- STATED EXERCISE
Give the listing again exactly, omitting its images.
****************
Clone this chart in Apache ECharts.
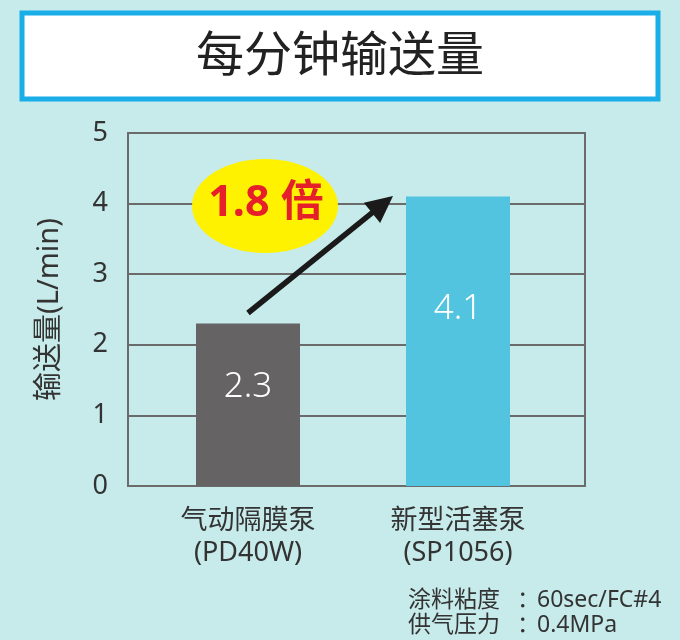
<!DOCTYPE html>
<html>
<head>
<meta charset="utf-8">
<script src="https://cdn.jsdelivr.net/npm/echarts@6/dist/echarts.min.js"></script>
<style>
html,body{margin:0;padding:0;background:#c6ebea;}
#chart{width:680px;height:640px;}
</style>
</head>
<body>
<div id="chart"></div>
<script>
const titleText = '每分钟输送量';
const yAxisName = '输送量(L/min)';
const categories = ['气动隔膜泵\n(PD40W)', '新型活塞泵\n(SP1056)'];
const values = [2.3, 4.1];
const barColors = ['#656363', '#52c4e0'];
const yMin = 0, yMax = 5, yInterval = 1;
const ratioText = '1.8 倍';
const noteLabels = ['涂料粘度', '供气压力'];
const noteValues = ['60sec/FC#4', '0.4MPa'];

const FONT = '"Noto Sans", "Noto Sans CJK SC", sans-serif';
const chart = echarts.init(document.getElementById('chart'));

const arrowStart = [248, 313];
const tip = [393, 196];
const dx = tip[0] - arrowStart[0], dy = tip[1] - arrowStart[1];
const len = Math.sqrt(dx*dx + dy*dy);
const ux = dx/len, uy = dy/len, nx = -uy, ny = ux;
const headLen = 27, headHalf = 13;
const base = [tip[0] - headLen*ux, tip[1] - headLen*uy];

const noteStyle = {fontFamily: FONT, fontSize: 23, fill: '#333', verticalAlign: 'middle'};

chart.setOption({
  backgroundColor: '#c6ebea',
  animation: false,
  grid: [
    {left: 128, right: 95, top: 133, bottom: 154, show: true, borderColor: '#6b6b6b', borderWidth: 2, backgroundColor: 'transparent'},
    {left: 143, right: 117, top: 133, bottom: 154}
  ],
  xAxis: [
    {gridIndex: 0, type: 'category', data: ['', ''], show: false},
    {gridIndex: 1, type: 'category', data: categories,
     axisLine: {show: false}, axisTick: {show: false},
     axisLabel: {fontFamily: FONT, fontSize: 27, color: '#333', lineHeight: 32, margin: 19}}
  ],
  yAxis: [
    {gridIndex: 0, type: 'value', min: yMin, max: yMax, interval: yInterval,
     name: yAxisName, nameLocation: 'middle', nameGap: 64, nameRotate: 90,
     nameTextStyle: {fontFamily: FONT, fontSize: 29, color: '#333'},
     axisLine: {show: true, lineStyle: {color: '#6b6b6b', width: 2}},
     axisTick: {show: false},
     axisLabel: {fontFamily: FONT, fontSize: 27, color: '#333', margin: 20},
     splitLine: {show: true, lineStyle: {color: '#6b6b6b', width: 2}}},
    {gridIndex: 1, type: 'value', min: yMin, max: yMax, interval: yInterval, show: false}
  ],
  series: [{
    type: 'bar', xAxisIndex: 1, yAxisIndex: 1,
    barWidth: 104,
    data: values.map((v, i) => ({value: v, itemStyle: {color: barColors[i]}})),
    label: {show: true, position: ['50%', '39%'], align: 'center', verticalAlign: 'middle',
      fontFamily: FONT, fontSize: 35, fontWeight: 300, color: '#fff',
      formatter: p => p.value.toFixed(1)},
    z: 3
  }],
  graphic: [
    {type: 'rect', shape: {x: 22, y: 13, width: 636, height: 86},
     style: {fill: '#fff', stroke: '#1aaee8', lineWidth: 5}, z: 10},
    {type: 'text', x: 340, y: 57, z: 11,
     style: {text: titleText, fontFamily: FONT, fontSize: 48, fill: '#222', align: 'center', verticalAlign: 'middle'}},
    {type: 'line', shape: {x1: arrowStart[0], y1: arrowStart[1], x2: base[0] + 2*ux, y2: base[1] + 2*uy},
     style: {stroke: '#1a1a1a', lineWidth: 5.5}, z: 20},
    {type: 'polygon', shape: {points: [tip, [base[0] + headHalf*nx, base[1] + headHalf*ny], [base[0] - headHalf*nx, base[1] - headHalf*ny]]},
     style: {fill: '#1a1a1a'}, z: 20},
    {type: 'ellipse', shape: {cx: 265, cy: 206, rx: 73, ry: 47}, style: {fill: '#fff200'}, z: 20},
    {type: 'text', x: 266, y: 204, z: 21,
     style: {text: ratioText, fontFamily: FONT, fontSize: 43, fontWeight: 'bold', fill: '#e5202a', align: 'center', verticalAlign: 'middle'}},
    {type: 'text', x: 408, y: 600, z: 20, style: Object.assign({text: noteLabels[0]}, noteStyle)},
    {type: 'text', x: 517, y: 600, z: 20, style: Object.assign({text: '：'}, noteStyle)},
    {type: 'text', x: 537, y: 600, z: 20, style: Object.assign({text: noteValues[0]}, noteStyle)},
    {type: 'text', x: 408, y: 625, z: 20, style: Object.assign({text: noteLabels[1]}, noteStyle)},
    {type: 'text', x: 517, y: 625, z: 20, style: Object.assign({text: '：'}, noteStyle)},
    {type: 'text', x: 537, y: 625, z: 20, style: Object.assign({text: noteValues[1]}, noteStyle)}
  ]
});
</script>
</body>
</html>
****************
- RESPONSE
Clone this chart in Apache ECharts.
<!DOCTYPE html>
<html>
<head>
<meta charset="utf-8">
<script src="https://cdn.jsdelivr.net/npm/echarts@6/dist/echarts.min.js"></script>
<style>
html,body{margin:0;padding:0;background:#c6ebea;}
#chart{width:680px;height:640px;}
</style>
</head>
<body>
<div id="chart"></div>
<script>
const titleText = '每分钟输送量';
const yAxisName = '输送量(L/min)';
const categories = ['气动隔膜泵\n(PD40W)', '新型活塞泵\n(SP1056)'];
const values = [2.3, 4.1];
const barColors = ['#656363', '#52c4e0'];
const yMin = 0, yMax = 5, yInterval = 1;
const ratioText = '1.8 倍';
const noteLabels = ['涂料粘度', '供气压力'];
const noteValues = ['60sec/FC#4', '0.4MPa'];

const FONT = '"Noto Sans", "Noto Sans CJK SC", sans-serif';
const chart = echarts.init(document.getElementById('chart'));

const arrowStart = [248, 313];
const tip = [393, 196];
const dx = tip[0] - arrowStart[0], dy = tip[1] - arrowStart[1];
const len = Math.sqrt(dx*dx + dy*dy);
const ux = dx/len, uy = dy/len, nx = -uy, ny = ux;
const headLen = 27, headHalf = 13;
const base = [tip[0] - headLen*ux, tip[1] - headLen*uy];

const noteStyle = {fontFamily: FONT, fontSize: 23, fill: '#333', verticalAlign: 'middle'};

chart.setOption({
  backgroundColor: '#c6ebea',
  animation: false,
  grid: [
    {left: 128, right: 95, top: 133, bottom: 154, show: true, borderColor: '#6b6b6b', borderWidth: 2, backgroundColor: 'transparent'},
    {left: 143, right: 117, top: 133, bottom: 154}
  ],
  xAxis: [
    {gridIndex: 0, type: 'category', data: ['', ''], show: false},
    {gridIndex: 1, type: 'category', data: categories,
     axisLine: {show: false}, axisTick: {show: false},
     axisLabel: {fontFamily: FONT, fontSize: 27, color: '#333', lineHeight: 32, margin: 19}}
  ],
  yAxis: [
    {gridIndex: 0, type: 'value', min: yMin, max: yMax, interval: yInterval,
     name: yAxisName, nameLocation: 'middle', nameGap: 64, nameRotate: 90,
     nameTextStyle: {fontFamily: FONT, fontSize: 29, color: '#333'},
     axisLine: {show: true, lineStyle: {color: '#6b6b6b', width: 2}},
     axisTick: {show: false},
     axisLabel: {fontFamily: FONT, fontSize: 27, color: '#333', margin: 20},
     splitLine: {show: true, lineStyle: {color: '#6b6b6b', width: 2}}},
    {gridIndex: 1, type: 'value', min: yMin, max: yMax, interval: yInterval, show: false}
  ],
  series: [{
    type: 'bar', xAxisIndex: 1, yAxisIndex: 1,
    barWidth: 104,
    data: values.map((v, i) => ({value: v, itemStyle: {color: barColors[i]}})),
    label: {show: true, position: ['50%', '39%'], align: 'center', verticalAlign: 'middle',
      fontFamily: FONT, fontSize: 35, fontWeight: 300, color: '#fff',
      formatter: p => p.value.toFixed(1)},
    z: 3
  }],
  graphic: [
    {type: 'rect', shape: {x: 22, y: 13, width: 636, height: 86},
     style: {fill: '#fff', stroke: '#1aaee8', lineWidth: 5}, z: 10},
    {type: 'text', x: 340, y: 57, z: 11,
     style: {text: titleText, fontFamily: FONT, fontSize: 48, fill: '#222', align: 'center', verticalAlign: 'middle'}},
    {type: 'line', shape: {x1: arrowStart[0], y1: arrowStart[1], x2: base[0] + 2*ux, y2: base[1] + 2*uy},
     style: {stroke: '#1a1a1a', lineWidth: 5.5}, z: 20},
    {type: 'polygon', shape: {points: [tip, [base[0] + headHalf*nx, base[1] + headHalf*ny], [base[0] - headHalf*nx, base[1] - headHalf*ny]]},
     style: {fill: '#1a1a1a'}, z: 20},
    {type: 'ellipse', shape: {cx: 265, cy: 206, rx: 73, ry: 47}, style: {fill: '#fff200'}, z: 20},
    {type: 'text', x: 266, y: 204, z: 21,
     style: {text: ratioText, fontFamily: FONT, fontSize: 43, fontWeight: 'bold', fill: '#e5202a', align: 'center', verticalAlign: 'middle'}},
    {type: 'text', x: 408, y: 600, z: 20, style: Object.assign({text: noteLabels[0]}, noteStyle)},
    {type: 'text', x: 517, y: 600, z: 20, style: Object.assign({text: '：'}, noteStyle)},
    {type: 'text', x: 537, y: 600, z: 20, style: Object.assign({text: noteValues[0]}, noteStyle)},
    {type: 'text', x: 408, y: 625, z: 20, style: Object.assign({text: noteLabels[1]}, noteStyle)},
    {type: 'text', x: 517, y: 625, z: 20, style: Object.assign({text: '：'}, noteStyle)},
    {type: 'text', x: 537, y: 625, z: 20, style: Object.assign({text: noteValues[1]}, noteStyle)}
  ]
});
</script>
</body>
</html>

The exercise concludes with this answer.